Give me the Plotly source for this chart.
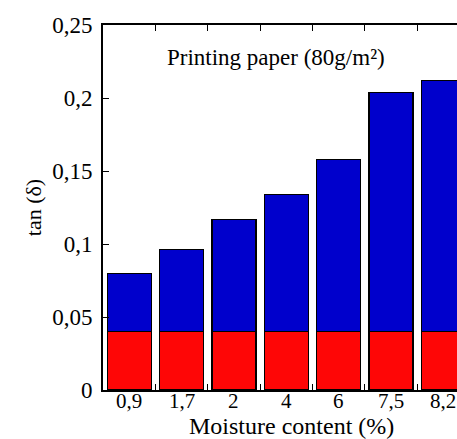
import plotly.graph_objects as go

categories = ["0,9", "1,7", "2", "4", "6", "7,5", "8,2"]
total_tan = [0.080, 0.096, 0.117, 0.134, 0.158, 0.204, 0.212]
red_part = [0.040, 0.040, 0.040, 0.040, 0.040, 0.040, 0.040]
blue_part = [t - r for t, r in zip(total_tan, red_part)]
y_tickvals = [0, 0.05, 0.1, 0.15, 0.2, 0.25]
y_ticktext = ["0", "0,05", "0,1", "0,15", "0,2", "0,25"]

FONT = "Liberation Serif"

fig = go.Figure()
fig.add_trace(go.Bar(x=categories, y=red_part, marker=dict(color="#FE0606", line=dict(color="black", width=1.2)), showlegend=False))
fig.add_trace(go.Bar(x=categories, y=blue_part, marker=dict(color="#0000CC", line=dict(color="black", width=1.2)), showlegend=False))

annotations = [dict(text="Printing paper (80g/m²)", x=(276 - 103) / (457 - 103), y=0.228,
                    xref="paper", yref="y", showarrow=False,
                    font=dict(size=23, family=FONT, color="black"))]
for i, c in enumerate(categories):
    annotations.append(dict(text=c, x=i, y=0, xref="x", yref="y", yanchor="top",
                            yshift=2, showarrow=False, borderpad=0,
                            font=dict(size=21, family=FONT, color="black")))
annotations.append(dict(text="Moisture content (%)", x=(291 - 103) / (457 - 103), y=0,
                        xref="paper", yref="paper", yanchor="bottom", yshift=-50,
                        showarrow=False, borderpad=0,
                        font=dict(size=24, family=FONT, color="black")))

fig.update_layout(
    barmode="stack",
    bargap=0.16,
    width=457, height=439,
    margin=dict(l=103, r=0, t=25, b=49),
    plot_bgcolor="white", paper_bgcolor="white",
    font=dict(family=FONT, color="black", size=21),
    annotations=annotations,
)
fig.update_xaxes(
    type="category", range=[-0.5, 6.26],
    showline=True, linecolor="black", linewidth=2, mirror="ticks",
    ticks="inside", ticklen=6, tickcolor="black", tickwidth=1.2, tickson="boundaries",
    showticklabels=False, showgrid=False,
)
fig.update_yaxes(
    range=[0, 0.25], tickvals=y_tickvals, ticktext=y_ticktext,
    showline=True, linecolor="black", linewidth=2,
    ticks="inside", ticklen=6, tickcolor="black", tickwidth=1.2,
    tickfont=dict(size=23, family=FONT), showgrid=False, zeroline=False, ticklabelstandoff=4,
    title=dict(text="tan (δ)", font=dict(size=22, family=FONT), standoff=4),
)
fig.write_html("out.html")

● ● ● ●

Task directions: Keep the pictures out of the copy and return the rest of the data above exactly.

Exercise answer:
Give me the Plotly source for this chart.
import plotly.graph_objects as go

categories = ["0,9", "1,7", "2", "4", "6", "7,5", "8,2"]
total_tan = [0.080, 0.096, 0.117, 0.134, 0.158, 0.204, 0.212]
red_part = [0.040, 0.040, 0.040, 0.040, 0.040, 0.040, 0.040]
blue_part = [t - r for t, r in zip(total_tan, red_part)]
y_tickvals = [0, 0.05, 0.1, 0.15, 0.2, 0.25]
y_ticktext = ["0", "0,05", "0,1", "0,15", "0,2", "0,25"]

FONT = "Liberation Serif"

fig = go.Figure()
fig.add_trace(go.Bar(x=categories, y=red_part, marker=dict(color="#FE0606", line=dict(color="black", width=1.2)), showlegend=False))
fig.add_trace(go.Bar(x=categories, y=blue_part, marker=dict(color="#0000CC", line=dict(color="black", width=1.2)), showlegend=False))

annotations = [dict(text="Printing paper (80g/m²)", x=(276 - 103) / (457 - 103), y=0.228,
                    xref="paper", yref="y", showarrow=False,
                    font=dict(size=23, family=FONT, color="black"))]
for i, c in enumerate(categories):
    annotations.append(dict(text=c, x=i, y=0, xref="x", yref="y", yanchor="top",
                            yshift=2, showarrow=False, borderpad=0,
                            font=dict(size=21, family=FONT, color="black")))
annotations.append(dict(text="Moisture content (%)", x=(291 - 103) / (457 - 103), y=0,
                        xref="paper", yref="paper", yanchor="bottom", yshift=-50,
                        showarrow=False, borderpad=0,
                        font=dict(size=24, family=FONT, color="black")))

fig.update_layout(
    barmode="stack",
    bargap=0.16,
    width=457, height=439,
    margin=dict(l=103, r=0, t=25, b=49),
    plot_bgcolor="white", paper_bgcolor="white",
    font=dict(family=FONT, color="black", size=21),
    annotations=annotations,
)
fig.update_xaxes(
    type="category", range=[-0.5, 6.26],
    showline=True, linecolor="black", linewidth=2, mirror="ticks",
    ticks="inside", ticklen=6, tickcolor="black", tickwidth=1.2, tickson="boundaries",
    showticklabels=False, showgrid=False,
)
fig.update_yaxes(
    range=[0, 0.25], tickvals=y_tickvals, ticktext=y_ticktext,
    showline=True, linecolor="black", linewidth=2,
    ticks="inside", ticklen=6, tickcolor="black", tickwidth=1.2,
    tickfont=dict(size=23, family=FONT), showgrid=False, zeroline=False, ticklabelstandoff=4,
    title=dict(text="tan (δ)", font=dict(size=22, family=FONT), standoff=4),
)
fig.write_html("out.html")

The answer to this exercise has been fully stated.